Orbán's fall arrives in the same week as a very different kind of political story.

Trump posted an AI-generated image depicting himself as Jesus Christ, then deleted it under backlash. He declared himself "not a big fan" of Pope Leo XIV — the newly elected, American-born pontiff who has been publicly critical of the Iran war. Italian Prime Minister Giorgia Meloni, one of Trump's closest European allies, called his criticism of the Pope "unacceptable." A former CIA director said the 25th Amendment was "written with Trump in mind."

These are not equivalent developments. But they are happening simultaneously, and the contrast is clarifying.

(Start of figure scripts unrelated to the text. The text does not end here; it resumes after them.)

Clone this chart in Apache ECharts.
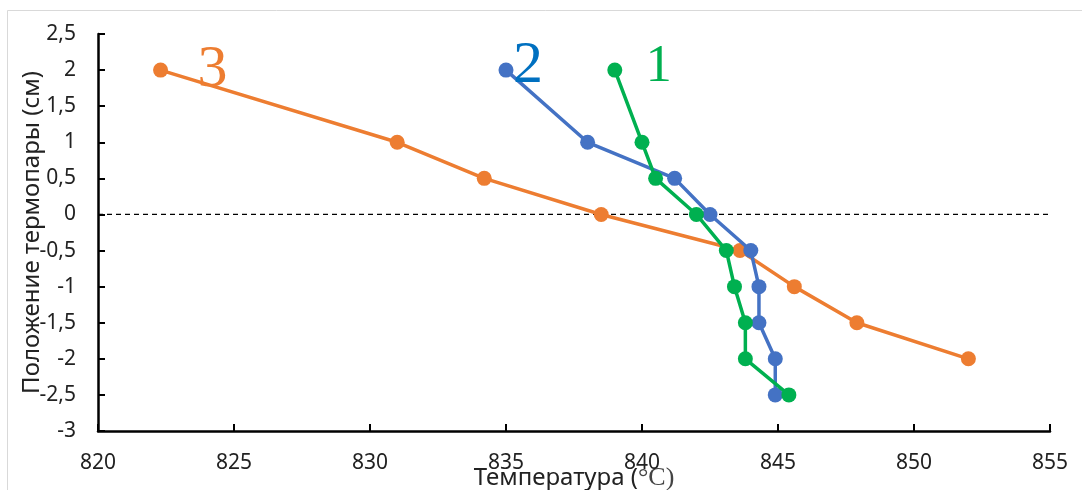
<!DOCTYPE html>
<html>
<head>
<meta charset="utf-8">
<script src="https://cdn.jsdelivr.net/npm/echarts@6/dist/echarts.min.js"></script>
<style>
  html, body { margin: 0; padding: 0; background: #fff; }
  #chart { width: 1082px; height: 490px; }
</style>
</head>
<body>
<div id="chart"></div>
<script>
// Thermocouple position (cm) versus temperature (°C) for three runs
const positions = [2, 1, 0.5, 0, -0.5, -1, -1.5, -2, -2.5];
const temps1 = [839.0, 840.0, 840.5, 842.0, 843.1, 843.4, 843.8, 843.8, 845.4];
const temps2 = [835.0, 838.0, 841.2, 842.5, 844.0, 844.3, 844.3, 844.9, 844.9];
const temps3 = [822.3, 831.0, 834.2, 838.5, 843.6, 845.6, 847.9, 852.0];
const seriesNames = ['1', '2', '3'];
const xTicks = { min: 820, max: 855, step: 5 };
const yTicks = { min: -3, max: 2.5, step: 0.5 };
const xTitle = 'Температура (';
const xTitleUnit = '°C)';
const yTitle = 'Положение термопары (см)';

const lineColors = ['#00B050', '#4472C4', '#ED7D31'];
const tagColors = ['#00B050', '#0070C0', '#ED7D31'];

function pairs(temps) {
  return temps.map((t, i) => [t, positions[i]]);
}

function curve(idx, temps, tagOffset, tagSize) {
  return {
    name: seriesNames[idx],
    type: 'line',
    data: pairs(temps),
    symbol: 'circle',
    symbolSize: 15,
    lineStyle: { width: 3.5, color: lineColors[idx] },
    itemStyle: { color: lineColors[idx] },
    label: {
      show: true,
      position: 'inside',
      offset: tagOffset,
      formatter: p => (p.dataIndex === 0 ? seriesNames[idx] : ''),
      fontFamily: 'Liberation Serif',
      fontSize: tagSize,
      color: tagColors[idx]
    },
    emphasis: { disabled: true },
    z: 3 + (2 - idx)
  };
}

const chart = echarts.init(document.getElementById('chart'), null, { renderer: 'canvas' });

chart.setOption({
  animation: false,
  backgroundColor: '#fff',
  graphic: [{
    type: 'rect',
    shape: { x: 7.5, y: 10.5, width: 1200, height: 600 },
    style: { fill: 'none', stroke: '#d9d9d9', lineWidth: 1 },
    silent: true
  }],
  grid: { left: 98, right: 32, top: 34, bottom: 59, outerBoundsMode: 'none', containLabel: false },
  xAxis: {
    type: 'value',
    min: xTicks.min,
    max: xTicks.max,
    interval: xTicks.step,
    name: '{a|' + xTitle + '}{b|' + xTitleUnit + '}',
    nameLocation: 'middle',
    nameGap: 34,
    nameMoveOverlap: false,
    nameTextStyle: {
      rich: {
        a: { fontFamily: 'Noto Sans', fontSize: 24, color: '#222' },
        b: { fontFamily: 'Liberation Serif', fontSize: 26, color: '#444' }
      }
    },
    axisLine: { show: true, onZero: false, lineStyle: { color: '#000', width: 2.5 } },
    axisTick: { show: true, inside: true, length: 7, lineStyle: { color: '#000', width: 2 } },
    axisLabel: { fontFamily: 'Noto Sans', fontSize: 21, color: '#222', margin: 22 },
    splitLine: { show: false }
  },
  yAxis: {
    type: 'value',
    min: yTicks.min,
    max: yTicks.max,
    interval: yTicks.step,
    name: yTitle,
    nameLocation: 'middle',
    nameGap: 54,
    nameMoveOverlap: false,
    nameTextStyle: { fontFamily: 'Noto Sans', fontSize: 24, color: '#222' },
    axisLine: { show: true, onZero: false, lineStyle: { color: '#000', width: 2.5 } },
    axisTick: { show: true, inside: true, length: 7, lineStyle: { color: '#000', width: 2 } },
    axisLabel: {
      fontFamily: 'Noto Sans', fontSize: 21, color: '#222', margin: 22,
      formatter: v => String(v).replace('.', ',')
    },
    splitLine: { show: false }
  },
  series: [
    {
      name: 'zero',
      type: 'line',
      data: [[xTicks.min, 0], [xTicks.max, 0]],
      symbol: 'none',
      lineStyle: { color: '#000', width: 1.3, type: [5, 4] },
      emphasis: { disabled: true },
      silent: true,
      z: 1
    },
    curve(2, temps3, [52, 0], 60),
    curve(1, temps2, [22, -4], 60),
    curve(0, temps1, [44, -3], 52)
  ]
});
</script>
</body>
</html>
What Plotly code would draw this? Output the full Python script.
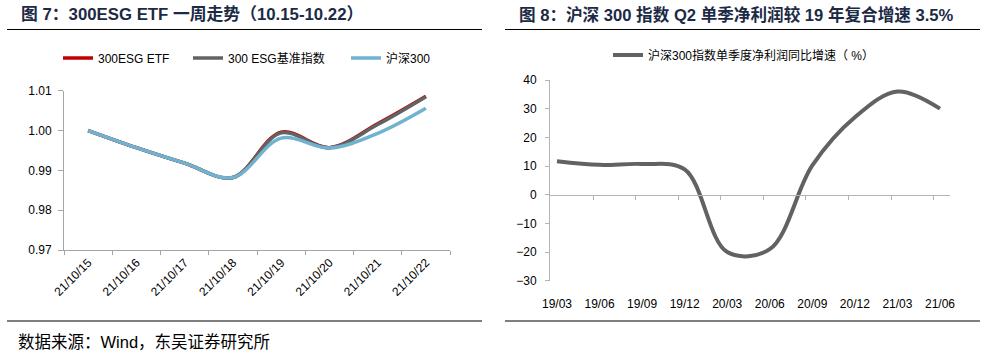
import plotly.graph_objects as go

# ---------------- data ----------------
dates = ["21/10/15", "21/10/16", "21/10/17", "21/10/18",
         "21/10/19", "21/10/20", "21/10/21", "21/10/22"]
etf = [1.0000, 0.9957, 0.9918, 0.9882, 0.9996, 0.9957, 1.0017, 1.0086]
esg_index = [1.0000, 0.9957, 0.9918, 0.9882, 0.9994, 0.9957, 1.0015, 1.0085]
hs300 = [1.0000, 0.9957, 0.9918, 0.9882, 0.9981, 0.9956, 0.9993, 1.0056]

quarters = ["19/03", "19/06", "19/09", "19/12", "20/03",
            "20/06", "20/09", "20/12", "21/03", "21/06"]
profit_growth = [11.7, 10.4, 10.7, 8.8, -20.0, -19.0, 10.2, 27.0, 36.0, 30.0]

left_title = "图 7：300ESG ETF 一周走势（10.15-10.22）"
right_title = "图 8：沪深 300 指数 Q2 单季净利润较 19 年复合增速 3.5%"
source_text = "数据来源：Wind，东吴证券研究所"

# ---------------- layout helpers ----------------
W, H = 994, 351
FONT = "Liberation Sans, Arial, Noto Sans CJK SC"
AX = "#a6a6a6"


def fx(px):
    return px / W


def fy(py):
    return 1 - py / H


fig = go.Figure()

fig.add_trace(go.Scatter(x=dates, y=etf, name="300ESG ETF", mode="lines",
                         line=dict(color="#c00000", width=3.5, shape="spline", smoothing=1),
                         xaxis="x", yaxis="y", legend="legend"))
fig.add_trace(go.Scatter(x=dates, y=esg_index, name="300 ESG基准指数", mode="lines",
                         line=dict(color="#636363", width=3.5, shape="spline", smoothing=1),
                         xaxis="x", yaxis="y", legend="legend2"))
fig.add_trace(go.Scatter(x=dates, y=hs300, name="沪深300", mode="lines",
                         line=dict(color="#6fb3d1", width=3.5, shape="spline", smoothing=1),
                         xaxis="x", yaxis="y", legend="legend3"))
fig.add_trace(go.Scatter(x=quarters, y=profit_growth, name="沪深300指数单季度净利润同比增速（ %）",
                         mode="lines",
                         line=dict(color="#626262", width=4, shape="spline", smoothing=1),
                         xaxis="x2", yaxis="y2", legend="legend4"))
# invisible helper trace so that the zero-crossing axis (x3) is drawn
fig.add_trace(go.Scatter(x=[None], y=[None], mode="lines", showlegend=False,
                         hoverinfo="skip", xaxis="x3", yaxis="y2"))

y2_range = [-30, 40]
y2_dom = [fy(280.7), fy(80)]
zero_pos = y2_dom[0] + (y2_dom[1] - y2_dom[0]) * (0 - y2_range[0]) / (y2_range[1] - y2_range[0])
x2_range = [-0.164, 9.235]

legend_common = dict(orientation="h", bgcolor="rgba(0,0,0,0)", borderwidth=0,
                     font=dict(family=FONT, size=12, color="#000000"),
                     xanchor="left", yanchor="middle")

fig.update_layout(
    width=W, height=H,
    margin=dict(l=0, r=0, t=0, b=0, autoexpand=False),
    paper_bgcolor="white", plot_bgcolor="white",
    font=dict(family=FONT, size=12, color="#000000"),
    showlegend=True,
    legend=dict(x=fx(58), y=fy(58), **legend_common),
    legend2=dict(x=fx(188), y=fy(58), **legend_common),
    legend3=dict(x=fx(346), y=fy(58), **legend_common),
    legend4=dict(x=fx(608), y=fy(55), **legend_common),
    xaxis=dict(domain=[fx(64), fx(450)], anchor="y", type="category",
               range=[-0.5, len(dates) - 0.5], automargin=False,
               showline=True, linecolor=AX, linewidth=1,
               ticks="outside", ticklen=4, tickcolor=AX, tickson="boundaries",
               tickangle=-45, showgrid=False, zeroline=False,
               tickfont=dict(family=FONT, size=12, color="#000000")),
    yaxis=dict(domain=[fy(250), fy(90.7)], anchor="x", automargin=False,
               range=[0.97, 1.01], dtick=0.01, tickformat=".2f",
               showline=True, linecolor=AX, linewidth=1,
               ticks="outside", ticklen=5, tickcolor=AX, ticklabelstandoff=4,
               showgrid=False, zeroline=False,
               tickfont=dict(family=FONT, size=12, color="#000000")),
    xaxis2=dict(domain=[fx(550), fx(950)], anchor="y2", type="category",
                range=x2_range, showline=False, ticks="", showgrid=False,
                zeroline=False, ticklabelstandoff=14, automargin=False,
                tickfont=dict(family=FONT, size=12, color="#000000")),
    xaxis3=dict(domain=[fx(550), fx(950)], anchor="free", position=zero_pos,
                overlaying="x2", type="linear", range=x2_range, automargin=False,
                showline=True, linecolor="#b3b3b3", linewidth=1,
                ticks="outside", ticklen=4, tickcolor="#b3b3b3",
                tickvals=[i + 0.85 for i in range(len(quarters) - 1)],
                showticklabels=False, showgrid=False, zeroline=False),
    yaxis2=dict(domain=y2_dom, anchor="x2", range=y2_range, dtick=10, automargin=False,
                showline=True, linecolor="#b3b3b3", linewidth=1,
                ticks="outside", ticklen=4, tickcolor="#b3b3b3", ticklabelstandoff=6,
                showgrid=False, zeroline=False,
                tickfont=dict(family=FONT, size=12, color="#000000")),
)

# titles
TITLE_COLOR = "#1c2a45"
fig.add_annotation(text="<b>" + left_title + "</b>", xref="paper", yref="paper",
                   x=fx(19), y=fy(15), xanchor="left", yanchor="middle", showarrow=False,
                   font=dict(family=FONT, size=16.8, color=TITLE_COLOR))
fig.add_annotation(text="<b>" + right_title + "</b>", xref="paper", yref="paper",
                   x=fx(517), y=fy(15), xanchor="left", yanchor="middle", showarrow=False,
                   font=dict(family=FONT, size=16.6, color=TITLE_COLOR))
fig.add_annotation(text=source_text, xref="paper", yref="paper",
                   x=fx(16), y=fy(342), xanchor="left", yanchor="middle", showarrow=False,
                   font=dict(family=FONT, size=16.5, color="#000000"))

# rules
for (x0, x1) in [(7, 482), (505, 980)]:
    for yy in (29.5, 321):
        fig.add_shape(type="line", xref="paper", yref="paper",
                      x0=fx(x0), x1=fx(x1), y0=fy(yy), y1=fy(yy),
                      line=dict(color="#000000", width=1.2))

fig.write_html("out.html")
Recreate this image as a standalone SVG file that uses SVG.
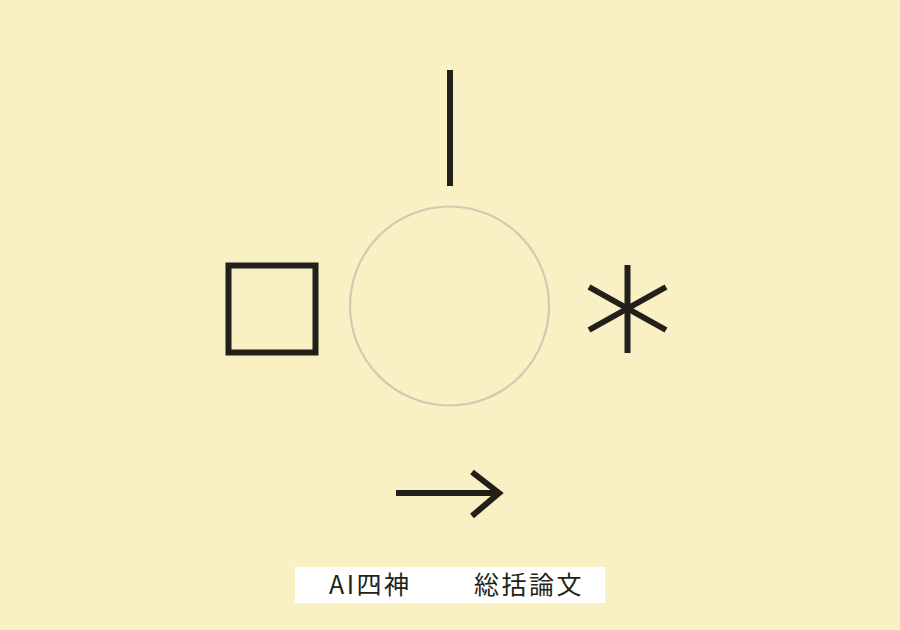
<svg xmlns="http://www.w3.org/2000/svg" width="900" height="630" viewBox="0 0 900 630">
<style>
.ink{fill:none;stroke:#231f1a;stroke-width:6;stroke-linecap:butt}
.lbl{font-family:"Noto Sans CJK JP","Noto Sans",sans-serif;font-size:25px;letter-spacing:2.5px;fill:#231f1a}
</style>
<rect width="900" height="630" fill="#f9f0c4"/>
<g id="line"><line class="ink" x1="450" y1="70" x2="450" y2="186"/></g>
<g id="circle"><circle cx="449.5" cy="306" r="99.5" fill="none" stroke="#d3cab0" stroke-width="2.2"/></g>
<g id="square"><rect class="ink" x="228.5" y="265.5" width="87" height="87" stroke-width="5.5"/></g>
<g id="asterisk">
<line class="ink" x1="627.5" y1="265" x2="627.5" y2="353"/>
<line class="ink" x1="589" y1="287" x2="666" y2="330"/>
<line class="ink" x1="589" y1="330" x2="666" y2="287"/>
</g>
<g id="arrow">
<line class="ink" x1="396" y1="493" x2="500" y2="493"/>
<polyline class="ink" points="472,472 499,493 472,516" stroke-linejoin="miter"/>
</g>
<g id="caption">
<rect x="295" y="567" width="310" height="36" fill="#ffffff"/>
<text class="lbl" x="329" y="594">AI四神</text>
<text class="lbl" x="474" y="594">総括論文</text>
</g>
</svg>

In Hungary, a country where the democratic opposition had been systematically disadvantaged for years, record numbers of voters turned out and chose differently. In the United States, the president is posting images of himself as a religious icon and declaring war on the leader of the world's largest Christian denomination.

The week is a reminder that democracy is not a permanent condition. It is something that has to be chosen, repeatedly, often against significant structural headwinds. Hungary chose it. Whether other countries facing similar pressures will is one of the defining questions of the era.


One other thing: the world kept moving

While Orbán fell and Trump blockaded Iranian ports, four humans returned safely from the first crewed lunar flyby in 53 years. The Artemis II crew splashed down over the weekend after completing a mission that included unprecedented photographs of Earth from deep space.

NASA is already planning Artemis III.

The juxtaposition of a superpower declaring a naval blockade, a sixteen-year autocracy collapsing, and humans returning from the moon in the same week is the kind of compressed historical density that usually only exists in retrospect. We are living inside it now.

Daily Direct's job is to read all of it — the blockades and the ballot boxes, the moon landings and the market moves — and help you understand how it connects. Today that connection is simpler than it usually is.

Democracy, it turns out, is still possible. That is not a small thing.